Pas une pénurie de condos
L’IRIS déboulonne aussi l’idée selon laquelle la construction résidentielle a eu du mal à suivre la croissance démographique. L’organisme avance que le nombre de nouveaux logements achevés dans au moins quatre grandes villes du Québec (dont Montréal et Québec) a soit été supérieur ou à peu près équivalent à la croissance du nombre de ménages entre 2001 et 2021.
«Ça ne veut pas dire que parce que la population est appelée à croître dans les prochaines années et décennies qu’on ne pourrait pas, si on maintenait les rythmes actuels, se retrouver avec un problème de manque de logements», précise Louis Gaudreau.
Bien que les investissements ont atteint des sommets et l’offre a suivi le même rythme que la population, l’IRIS note que l’abordabilité résidentielle et l’accès au logement locatif, en particulier pour les ménages à faibles et modestes revenus, se sont détériorés au fil des ans.
Les taux d’inoccupation ont chuté à de bas niveaux dans plusieurs des grandes villes québécoises. Et les loyers moyens ont subi des augmentations se situant entre 61 et 112 % dans les 20 dernières années, selon les données présentées par l’IRIS.
«Lorsqu’on a construit en quantité, on n’a pas construit pour répondre aux besoins qui étaient prioritaires. Et on a surtout sous-investi le logement social, le logement abordable», soutient Louis Gaudreau.
«Il n’y a pas de pénurie sur le marché du condo. Il n’y a pas tant que ça non plus de pénurie sur le marché de la maison unifamiliale. On est plus dans un contexte de pénurie de logements locatifs, et à plus forte raison, de logements locatifs abordables», fait valoir le professeur de l’UQAM.
Le rapport de l’IRIS évoque que la majorité des investissements ont été injectés pour la construction de condos ou de maisons unifamiliales (entre 54 et 69% selon les villes). Le locatif a récolté entre 29 et 44% des sommes, tandis que la part pour le logement social a été entre 2 et 5%.
«Cette industrie a maintenu son modèle de production pendant 20 ans en privilégiant certains produits résidentiels qui ne sont pas parvenus à répondre à la crise», souligne Louis Gaudreau.
Investissements publics nécessaires
Ces constats, qui montrent une «activité florissante», mettent en doute la pertinence de donner davantage de marge de manoeuvre à l’industrie comme elle le réclame, estime l’IRIS.
Et si la construction subit un ralentissement à l’heure actuelle, l’organisme associe davantage cette situation à des facteurs conjoncturels, tels que la hausse des taux d’intérêt et des problèmes d’approvisionnement des matériaux, qu’au cadre réglementaire.

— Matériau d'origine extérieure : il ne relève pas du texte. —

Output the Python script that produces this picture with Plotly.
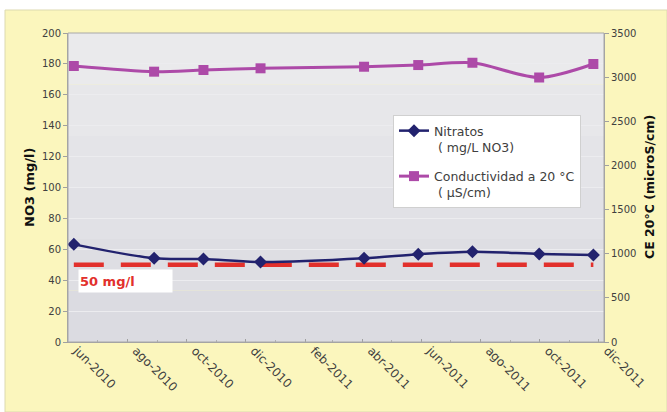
import plotly.graph_objects as go

# ---- data ----
DATES = ["2010-06-07", "2010-08-29", "2010-10-19", "2010-12-17", "2011-04-03",
         "2011-05-29", "2011-07-24", "2011-10-01", "2011-11-26"]
NITRATOS = [63.2, 54.2, 53.7, 51.8, 54.2, 56.8, 58.4, 57.0, 56.3]
CONDUCTIVIDAD = [3126, 3062, 3081, 3100, 3118, 3137, 3163, 2996, 3149]
LIMITE = 50
TICK_DATES = ["2010-06-01", "2010-08-01", "2010-10-01", "2010-12-01", "2011-02-01",
              "2011-04-01", "2011-06-01", "2011-08-01", "2011-10-01", "2011-12-01"]
TICK_LABELS = ["jun-2010", "ago-2010", "oct-2010", "dic-2010", "feb-2011",
               "abr-2011", "jun-2011", "ago-2011", "oct-2011", "dic-2011"]
LEFT_TICKS = list(range(0, 201, 20))
RIGHT_TICKS = list(range(0, 3501, 500))

FONT = "DejaVu Sans"
TXT = "#404040"

fig = go.Figure()

fig.add_trace(go.Scatter(
    x=DATES, y=[LIMITE] * len(DATES), mode="lines", showlegend=False,
    line=dict(color="#e2302c", width=4.5, dash="30px,17px"), hoverinfo="skip"))

fig.add_trace(go.Scatter(
    x=DATES, y=NITRATOS, name="Nitratos<br> ( mg/L NO3)", mode="lines+markers",
    legendgroup="a",
    line=dict(color="#22226e", width=2.5, shape="spline", smoothing=0.8),
    marker=dict(symbol="diamond", size=10, color="#22226e")))

fig.add_trace(go.Scatter(
    x=DATES, y=CONDUCTIVIDAD, name="Conductividad a 20 °C<br> ( µS/cm)", mode="lines+markers",
    yaxis="y2", legendgroup="b",
    line=dict(color="#ad4aa8", width=3, shape="spline", smoothing=0.8),
    marker=dict(symbol="square", size=10, color="#ad4aa8")))

L, R, T, B = 68, 63, 33, 70
W, H = 667, 412
pw, ph = W - L - R, H - T - B

def px(x):
    return (x - L) / pw

def py(y):
    return (H - B - y) / ph

shapes = [
    dict(type="rect", xref="paper", yref="paper", layer="below",
         x0=px(5), x1=px(667), y0=py(412), y1=py(10),
         fillcolor="#fbf6bd", line=dict(color="#dcd9b0", width=1)),
]
bands = ["#eaeaec", "#e7e7ea", "#e4e4e8", "#e1e1e6", "#dedee3", "#dbdbe1"]
n = len(bands)
for i, c in enumerate(bands):
    shapes.append(dict(type="rect", xref="paper", yref="paper", layer="below",
                       x0=0, x1=1, y0=1 - (i + 1) / n, y1=1 - i / n,
                       fillcolor=c, line=dict(width=0)))
shapes.append(dict(type="rect", xref="paper", yref="paper", layer="above",
                   x0=0, x1=1, y0=0, y1=1, line=dict(color="#a8a8a8", width=1)))

fig.update_layout(
    width=W, height=H,
    margin=dict(l=L, r=R, t=T, b=B),
    paper_bgcolor="white", plot_bgcolor="#e2e2e6",
    font=dict(family=FONT, color=TXT, size=10),
    shapes=shapes,
    xaxis=dict(type="date", range=["2010-06-01", "2011-12-07"],
               tickvals=TICK_DATES, ticktext=TICK_LABELS, tickangle=45,
               tickfont=dict(size=12, color=TXT), showgrid=False,
               ticks="inside", ticklen=3, tickcolor="#a0a0a0",
               ticklabelshift=9, ticklabelstandoff=-4,
               minor=dict(dtick="M1", ticks="inside", ticklen=2, tickcolor="#b0b0b0"),
               showline=True, linecolor="#a0a0a0"),
    yaxis=dict(range=[0, 200], tickvals=LEFT_TICKS, showgrid=True,
               gridcolor="#ececef", gridwidth=1, zeroline=False,
               ticks="outside", ticklen=4, tickcolor="#a0a0a0",
               tickfont=dict(size=10, color=TXT),
               showline=True, linecolor="#a0a0a0"),
    yaxis2=dict(range=[0, 3500], tickvals=RIGHT_TICKS, overlaying="y", side="right",
                showgrid=False, zeroline=False, ticks="outside", ticklen=4,
                tickcolor="#a0a0a0", tickfont=dict(size=10, color=TXT),
                showline=True, linecolor="#a0a0a0"),
    legend=dict(x=px(393), y=py(115), xanchor="left", yanchor="top",
                bgcolor="white", bordercolor="#d0d0d0", borderwidth=1,
                font=dict(size=12.5, color=TXT, family=FONT), valign="top",
                itemwidth=30, tracegroupgap=10),
    annotations=[
        dict(text="<b>NO3 (mg/l)</b>", xref="paper", yref="paper", x=px(20), y=0.5,
             textangle=-90, showarrow=False, font=dict(size=13, color="#111111",
             family="DejaVu Sans")),
        dict(text="<b>CE 20°C (microS/cm)</b>", xref="paper", yref="paper", x=px(659), y=0.5,
             textangle=-90, showarrow=False, font=dict(size=12.5, color="#111111",
             family="DejaVu Sans")),
        dict(text="<b>50 mg/l</b>", xref="paper", yref="paper", x=px(78), y=py(281),
             xanchor="left", yanchor="middle", showarrow=False, align="left",
             bgcolor="white", width=91, height=20,
             font=dict(size=13, color="#e2302c", family="DejaVu Sans")),
    ],
)

fig.write_html("out.html", config={"displayModeBar": False},
               post_script="document.body.style.margin='0';")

L’IRIS invite à «repenser le modèle sur lequel repose le développement résidentiel». Selon Louis Gaudreau, l’investissement public est nécessaire afin de mettre à l’abri de la spéculation des logements et faire ainsi baisser les loyers.
«Pour assurer un développement en grand nombre, puis suffisant pour répondre aux besoins de logements abordables, il va falloir développer des politiques de démarchandisation du logement qui soient de plus grande envergue, c’est-à-dire qui visent soit à sortir des logements existants ou soit en construire des nouveaux à l’extérieur du marché», explique-t-il.